REQUIRED WORK: Omitting the pictures, copy exactly each line from the one containing "What seaborn and" up to and including the one containing "import seaborn as sns".

DATA EXCERPTS:

■ ■ ■ ■ ■

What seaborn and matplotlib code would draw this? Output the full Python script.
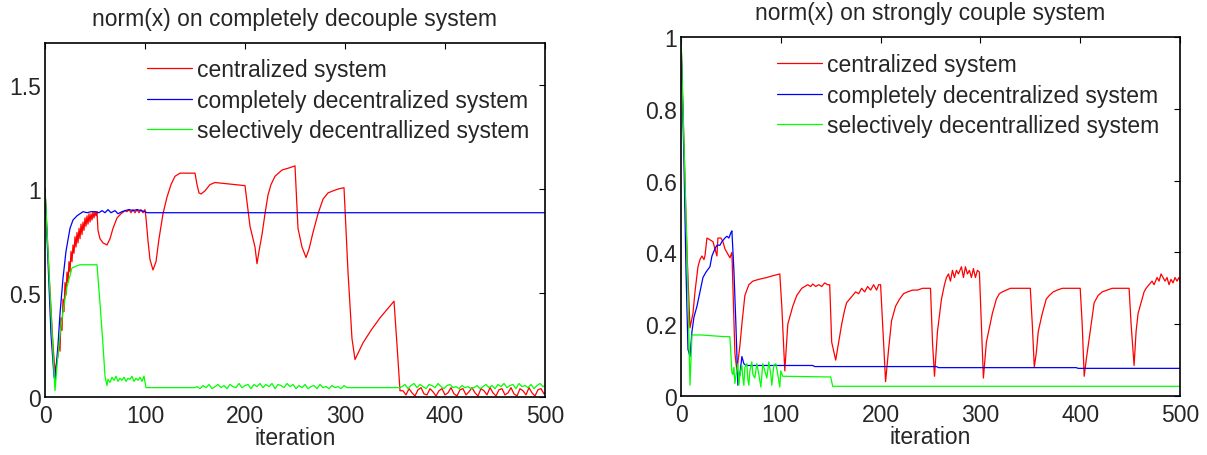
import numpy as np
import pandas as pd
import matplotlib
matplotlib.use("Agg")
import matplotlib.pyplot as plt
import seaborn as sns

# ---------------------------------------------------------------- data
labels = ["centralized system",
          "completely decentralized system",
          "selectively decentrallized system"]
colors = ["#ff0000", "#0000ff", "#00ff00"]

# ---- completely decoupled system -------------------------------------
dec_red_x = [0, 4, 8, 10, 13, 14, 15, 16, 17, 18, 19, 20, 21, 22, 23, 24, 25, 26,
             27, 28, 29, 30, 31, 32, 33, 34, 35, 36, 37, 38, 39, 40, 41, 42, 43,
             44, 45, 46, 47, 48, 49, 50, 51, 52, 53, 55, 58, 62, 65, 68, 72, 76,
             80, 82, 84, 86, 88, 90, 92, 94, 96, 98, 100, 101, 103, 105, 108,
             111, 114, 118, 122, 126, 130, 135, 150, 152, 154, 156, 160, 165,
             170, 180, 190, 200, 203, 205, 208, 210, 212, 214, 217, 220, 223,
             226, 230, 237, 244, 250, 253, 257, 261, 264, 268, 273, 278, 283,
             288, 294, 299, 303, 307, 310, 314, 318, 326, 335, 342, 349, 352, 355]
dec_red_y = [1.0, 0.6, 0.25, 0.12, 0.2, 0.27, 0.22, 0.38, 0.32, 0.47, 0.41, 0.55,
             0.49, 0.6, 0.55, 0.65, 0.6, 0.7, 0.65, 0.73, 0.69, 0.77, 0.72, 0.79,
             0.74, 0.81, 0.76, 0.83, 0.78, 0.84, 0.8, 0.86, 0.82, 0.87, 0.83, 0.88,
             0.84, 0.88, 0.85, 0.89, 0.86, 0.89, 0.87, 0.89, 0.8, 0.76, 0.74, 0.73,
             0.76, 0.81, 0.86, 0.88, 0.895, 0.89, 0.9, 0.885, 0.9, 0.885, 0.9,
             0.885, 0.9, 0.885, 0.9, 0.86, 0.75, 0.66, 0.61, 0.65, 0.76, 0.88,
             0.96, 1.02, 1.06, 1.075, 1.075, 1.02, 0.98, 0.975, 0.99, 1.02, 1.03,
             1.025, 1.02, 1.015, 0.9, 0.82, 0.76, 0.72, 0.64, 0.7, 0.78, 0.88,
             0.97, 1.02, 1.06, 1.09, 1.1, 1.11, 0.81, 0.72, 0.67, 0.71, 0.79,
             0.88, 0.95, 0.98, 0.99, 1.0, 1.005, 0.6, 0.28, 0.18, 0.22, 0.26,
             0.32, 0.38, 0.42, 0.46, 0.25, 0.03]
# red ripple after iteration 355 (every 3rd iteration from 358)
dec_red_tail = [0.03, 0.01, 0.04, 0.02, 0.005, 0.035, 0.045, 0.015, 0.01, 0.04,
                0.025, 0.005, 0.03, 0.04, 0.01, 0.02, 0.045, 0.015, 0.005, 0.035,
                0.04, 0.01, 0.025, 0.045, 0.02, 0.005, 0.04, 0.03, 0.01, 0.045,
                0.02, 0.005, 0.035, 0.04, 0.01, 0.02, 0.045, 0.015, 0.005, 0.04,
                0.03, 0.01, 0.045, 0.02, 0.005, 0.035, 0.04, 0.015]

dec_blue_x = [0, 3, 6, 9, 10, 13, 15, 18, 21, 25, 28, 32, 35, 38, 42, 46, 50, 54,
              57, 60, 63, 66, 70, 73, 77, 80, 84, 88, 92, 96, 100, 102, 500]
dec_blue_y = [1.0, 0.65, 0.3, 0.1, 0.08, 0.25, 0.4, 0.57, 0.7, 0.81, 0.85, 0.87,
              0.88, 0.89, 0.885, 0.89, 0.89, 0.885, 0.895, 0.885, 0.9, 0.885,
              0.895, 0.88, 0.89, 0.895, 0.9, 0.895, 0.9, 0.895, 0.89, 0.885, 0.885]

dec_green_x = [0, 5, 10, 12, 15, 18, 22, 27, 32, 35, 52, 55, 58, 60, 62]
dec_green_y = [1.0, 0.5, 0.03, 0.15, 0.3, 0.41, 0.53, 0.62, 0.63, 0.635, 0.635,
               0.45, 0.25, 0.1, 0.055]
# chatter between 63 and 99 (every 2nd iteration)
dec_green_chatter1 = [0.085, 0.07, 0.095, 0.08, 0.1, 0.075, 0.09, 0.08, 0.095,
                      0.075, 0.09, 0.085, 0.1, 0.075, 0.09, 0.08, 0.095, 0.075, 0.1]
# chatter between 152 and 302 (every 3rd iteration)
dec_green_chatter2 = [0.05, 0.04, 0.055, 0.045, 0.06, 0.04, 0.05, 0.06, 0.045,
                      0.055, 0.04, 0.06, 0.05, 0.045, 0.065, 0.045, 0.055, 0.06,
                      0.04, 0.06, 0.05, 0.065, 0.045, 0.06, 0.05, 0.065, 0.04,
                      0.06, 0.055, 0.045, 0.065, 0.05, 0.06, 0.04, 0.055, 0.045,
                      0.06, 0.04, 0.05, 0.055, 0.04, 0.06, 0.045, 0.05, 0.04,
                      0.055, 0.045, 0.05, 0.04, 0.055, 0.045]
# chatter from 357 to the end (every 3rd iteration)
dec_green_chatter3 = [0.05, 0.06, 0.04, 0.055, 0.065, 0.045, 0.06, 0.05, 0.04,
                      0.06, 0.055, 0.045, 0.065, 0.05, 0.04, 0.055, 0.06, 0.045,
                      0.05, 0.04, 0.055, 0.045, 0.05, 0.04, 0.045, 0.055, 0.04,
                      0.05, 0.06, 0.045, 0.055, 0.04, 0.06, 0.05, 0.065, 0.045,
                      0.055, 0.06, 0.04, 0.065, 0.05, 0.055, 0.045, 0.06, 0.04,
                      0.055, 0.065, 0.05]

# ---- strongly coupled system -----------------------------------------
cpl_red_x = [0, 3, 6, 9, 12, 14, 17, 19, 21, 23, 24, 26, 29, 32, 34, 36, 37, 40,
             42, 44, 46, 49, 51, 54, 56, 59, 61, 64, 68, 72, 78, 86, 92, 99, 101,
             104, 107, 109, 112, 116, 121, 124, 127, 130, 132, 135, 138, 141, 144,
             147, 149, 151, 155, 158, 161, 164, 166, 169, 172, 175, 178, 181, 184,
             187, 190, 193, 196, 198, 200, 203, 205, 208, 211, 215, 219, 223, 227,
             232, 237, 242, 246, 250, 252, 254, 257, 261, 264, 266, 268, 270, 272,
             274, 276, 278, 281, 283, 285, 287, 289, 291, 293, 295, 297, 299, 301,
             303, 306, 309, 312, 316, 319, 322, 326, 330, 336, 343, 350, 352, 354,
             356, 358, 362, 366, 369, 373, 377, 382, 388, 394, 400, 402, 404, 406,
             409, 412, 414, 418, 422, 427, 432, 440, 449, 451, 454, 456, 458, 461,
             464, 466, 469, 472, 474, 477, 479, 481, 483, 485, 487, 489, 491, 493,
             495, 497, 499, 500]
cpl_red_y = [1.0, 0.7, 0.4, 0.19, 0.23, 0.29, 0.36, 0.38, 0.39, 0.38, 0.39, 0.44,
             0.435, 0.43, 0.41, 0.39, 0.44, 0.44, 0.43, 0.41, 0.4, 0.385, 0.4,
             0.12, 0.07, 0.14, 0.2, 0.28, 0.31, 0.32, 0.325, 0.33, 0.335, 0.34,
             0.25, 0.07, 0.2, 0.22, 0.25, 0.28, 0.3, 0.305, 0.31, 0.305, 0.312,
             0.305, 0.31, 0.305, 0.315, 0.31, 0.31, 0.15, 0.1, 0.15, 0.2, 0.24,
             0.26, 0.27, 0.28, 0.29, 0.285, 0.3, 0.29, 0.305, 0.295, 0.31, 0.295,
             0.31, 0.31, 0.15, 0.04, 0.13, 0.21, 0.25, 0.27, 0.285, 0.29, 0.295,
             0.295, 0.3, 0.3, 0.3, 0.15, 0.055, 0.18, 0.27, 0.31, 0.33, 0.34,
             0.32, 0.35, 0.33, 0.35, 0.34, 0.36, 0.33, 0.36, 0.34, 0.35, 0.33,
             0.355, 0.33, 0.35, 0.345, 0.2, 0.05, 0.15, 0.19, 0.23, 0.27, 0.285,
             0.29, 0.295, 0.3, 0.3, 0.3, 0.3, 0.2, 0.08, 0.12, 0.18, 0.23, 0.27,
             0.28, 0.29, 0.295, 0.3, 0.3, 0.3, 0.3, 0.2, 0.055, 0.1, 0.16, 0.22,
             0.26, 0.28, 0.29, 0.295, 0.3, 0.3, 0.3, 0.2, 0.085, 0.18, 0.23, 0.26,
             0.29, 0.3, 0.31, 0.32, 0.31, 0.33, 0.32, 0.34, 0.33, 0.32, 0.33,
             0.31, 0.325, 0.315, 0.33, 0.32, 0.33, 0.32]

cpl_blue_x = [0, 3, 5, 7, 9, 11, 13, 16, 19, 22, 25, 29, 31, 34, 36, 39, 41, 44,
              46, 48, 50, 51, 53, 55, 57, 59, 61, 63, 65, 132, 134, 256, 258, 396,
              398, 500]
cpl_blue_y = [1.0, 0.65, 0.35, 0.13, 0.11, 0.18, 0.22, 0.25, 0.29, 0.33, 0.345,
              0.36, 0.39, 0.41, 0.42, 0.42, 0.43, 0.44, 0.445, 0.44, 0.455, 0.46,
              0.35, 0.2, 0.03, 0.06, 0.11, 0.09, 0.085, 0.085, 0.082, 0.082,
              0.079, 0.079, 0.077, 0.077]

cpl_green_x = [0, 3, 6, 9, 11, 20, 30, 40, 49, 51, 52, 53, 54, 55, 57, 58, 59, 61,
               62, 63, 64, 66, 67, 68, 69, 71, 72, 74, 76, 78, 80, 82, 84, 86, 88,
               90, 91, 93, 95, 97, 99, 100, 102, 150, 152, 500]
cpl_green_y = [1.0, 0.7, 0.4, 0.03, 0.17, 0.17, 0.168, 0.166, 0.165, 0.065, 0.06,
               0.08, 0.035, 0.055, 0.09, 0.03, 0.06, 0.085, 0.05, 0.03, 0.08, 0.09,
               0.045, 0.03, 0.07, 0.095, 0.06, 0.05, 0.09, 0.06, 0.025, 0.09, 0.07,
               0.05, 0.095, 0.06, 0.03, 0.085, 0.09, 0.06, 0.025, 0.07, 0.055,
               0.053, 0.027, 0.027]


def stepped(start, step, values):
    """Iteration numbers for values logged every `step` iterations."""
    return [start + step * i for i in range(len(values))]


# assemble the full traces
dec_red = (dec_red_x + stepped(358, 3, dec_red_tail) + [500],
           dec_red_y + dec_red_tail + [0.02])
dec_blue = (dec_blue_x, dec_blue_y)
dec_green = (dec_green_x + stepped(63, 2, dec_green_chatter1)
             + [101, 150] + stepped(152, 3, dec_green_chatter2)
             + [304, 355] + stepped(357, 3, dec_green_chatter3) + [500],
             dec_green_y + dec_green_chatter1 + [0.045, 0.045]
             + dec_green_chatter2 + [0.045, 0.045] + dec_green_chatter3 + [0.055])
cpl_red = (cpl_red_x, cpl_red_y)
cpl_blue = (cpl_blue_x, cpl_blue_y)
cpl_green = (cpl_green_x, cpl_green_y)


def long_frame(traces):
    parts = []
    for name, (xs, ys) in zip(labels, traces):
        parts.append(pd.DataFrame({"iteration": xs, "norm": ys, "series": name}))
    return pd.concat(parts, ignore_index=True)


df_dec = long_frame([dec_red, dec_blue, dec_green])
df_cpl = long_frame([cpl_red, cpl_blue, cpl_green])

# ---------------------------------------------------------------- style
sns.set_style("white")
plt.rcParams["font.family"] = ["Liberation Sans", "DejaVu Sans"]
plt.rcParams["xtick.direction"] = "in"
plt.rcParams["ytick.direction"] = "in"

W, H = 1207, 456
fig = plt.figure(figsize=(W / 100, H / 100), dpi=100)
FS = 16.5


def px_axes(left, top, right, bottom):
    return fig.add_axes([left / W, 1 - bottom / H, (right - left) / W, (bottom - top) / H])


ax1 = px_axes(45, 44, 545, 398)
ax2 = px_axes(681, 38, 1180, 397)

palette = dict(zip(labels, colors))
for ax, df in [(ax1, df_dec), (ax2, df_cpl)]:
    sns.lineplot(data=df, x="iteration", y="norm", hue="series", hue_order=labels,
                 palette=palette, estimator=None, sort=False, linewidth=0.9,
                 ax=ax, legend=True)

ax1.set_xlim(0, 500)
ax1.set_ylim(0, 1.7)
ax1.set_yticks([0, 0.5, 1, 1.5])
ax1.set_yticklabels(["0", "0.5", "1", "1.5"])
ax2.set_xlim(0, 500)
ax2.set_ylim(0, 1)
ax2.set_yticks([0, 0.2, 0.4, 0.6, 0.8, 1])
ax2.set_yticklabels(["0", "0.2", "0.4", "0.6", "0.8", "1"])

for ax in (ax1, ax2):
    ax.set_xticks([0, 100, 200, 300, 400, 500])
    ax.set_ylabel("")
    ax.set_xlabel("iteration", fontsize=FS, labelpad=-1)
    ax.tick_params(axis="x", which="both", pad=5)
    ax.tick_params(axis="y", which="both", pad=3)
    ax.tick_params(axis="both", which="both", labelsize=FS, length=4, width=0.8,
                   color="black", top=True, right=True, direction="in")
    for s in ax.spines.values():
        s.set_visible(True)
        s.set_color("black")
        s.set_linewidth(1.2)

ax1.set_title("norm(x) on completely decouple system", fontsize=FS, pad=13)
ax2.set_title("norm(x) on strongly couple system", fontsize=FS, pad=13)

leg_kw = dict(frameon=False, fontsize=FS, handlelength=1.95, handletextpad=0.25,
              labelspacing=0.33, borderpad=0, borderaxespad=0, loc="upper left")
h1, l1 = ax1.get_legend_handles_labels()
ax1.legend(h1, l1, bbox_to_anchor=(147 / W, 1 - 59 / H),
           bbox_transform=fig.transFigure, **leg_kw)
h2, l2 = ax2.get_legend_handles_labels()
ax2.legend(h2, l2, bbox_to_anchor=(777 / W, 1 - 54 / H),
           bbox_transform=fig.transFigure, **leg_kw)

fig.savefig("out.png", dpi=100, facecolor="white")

■ ■ ■ ■ ■

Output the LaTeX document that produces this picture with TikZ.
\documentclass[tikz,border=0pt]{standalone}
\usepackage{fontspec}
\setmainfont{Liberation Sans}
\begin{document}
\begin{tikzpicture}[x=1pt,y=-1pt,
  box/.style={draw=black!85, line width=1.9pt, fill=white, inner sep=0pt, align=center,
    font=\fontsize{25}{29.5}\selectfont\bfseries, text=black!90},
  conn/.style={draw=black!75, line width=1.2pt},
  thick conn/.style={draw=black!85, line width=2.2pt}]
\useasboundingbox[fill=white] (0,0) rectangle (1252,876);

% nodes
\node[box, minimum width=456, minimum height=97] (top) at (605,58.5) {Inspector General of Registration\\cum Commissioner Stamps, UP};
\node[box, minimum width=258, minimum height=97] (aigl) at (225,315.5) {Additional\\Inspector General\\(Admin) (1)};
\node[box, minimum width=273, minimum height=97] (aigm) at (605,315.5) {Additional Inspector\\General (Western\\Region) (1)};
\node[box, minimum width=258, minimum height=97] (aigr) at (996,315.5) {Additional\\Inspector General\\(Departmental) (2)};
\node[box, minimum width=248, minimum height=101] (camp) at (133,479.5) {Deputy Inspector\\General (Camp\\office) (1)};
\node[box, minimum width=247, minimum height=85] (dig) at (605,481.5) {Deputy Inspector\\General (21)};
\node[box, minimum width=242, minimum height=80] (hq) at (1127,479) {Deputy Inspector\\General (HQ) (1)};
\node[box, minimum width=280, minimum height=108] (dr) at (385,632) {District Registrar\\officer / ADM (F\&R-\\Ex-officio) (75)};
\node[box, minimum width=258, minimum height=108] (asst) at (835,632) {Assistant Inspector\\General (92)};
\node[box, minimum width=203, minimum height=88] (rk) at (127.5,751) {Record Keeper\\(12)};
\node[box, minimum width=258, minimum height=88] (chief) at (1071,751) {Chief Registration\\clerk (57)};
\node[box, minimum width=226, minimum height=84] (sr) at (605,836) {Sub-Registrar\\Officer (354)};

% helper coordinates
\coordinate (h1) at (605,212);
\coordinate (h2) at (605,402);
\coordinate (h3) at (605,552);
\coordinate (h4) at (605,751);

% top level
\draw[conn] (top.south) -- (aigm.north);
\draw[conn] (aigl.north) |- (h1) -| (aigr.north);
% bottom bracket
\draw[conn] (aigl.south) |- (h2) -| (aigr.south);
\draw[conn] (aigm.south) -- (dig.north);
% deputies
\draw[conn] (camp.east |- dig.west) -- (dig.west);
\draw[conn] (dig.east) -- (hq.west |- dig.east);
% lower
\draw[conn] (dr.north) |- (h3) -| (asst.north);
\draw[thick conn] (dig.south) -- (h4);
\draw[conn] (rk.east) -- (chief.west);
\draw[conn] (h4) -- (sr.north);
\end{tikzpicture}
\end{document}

■ ■ ■ ■ ■

ANSWER TO THE TASK:
What seaborn and matplotlib code would draw this? Output the full Python script.
import numpy as np
import pandas as pd
import matplotlib
matplotlib.use("Agg")
import matplotlib.pyplot as plt
import seaborn as sns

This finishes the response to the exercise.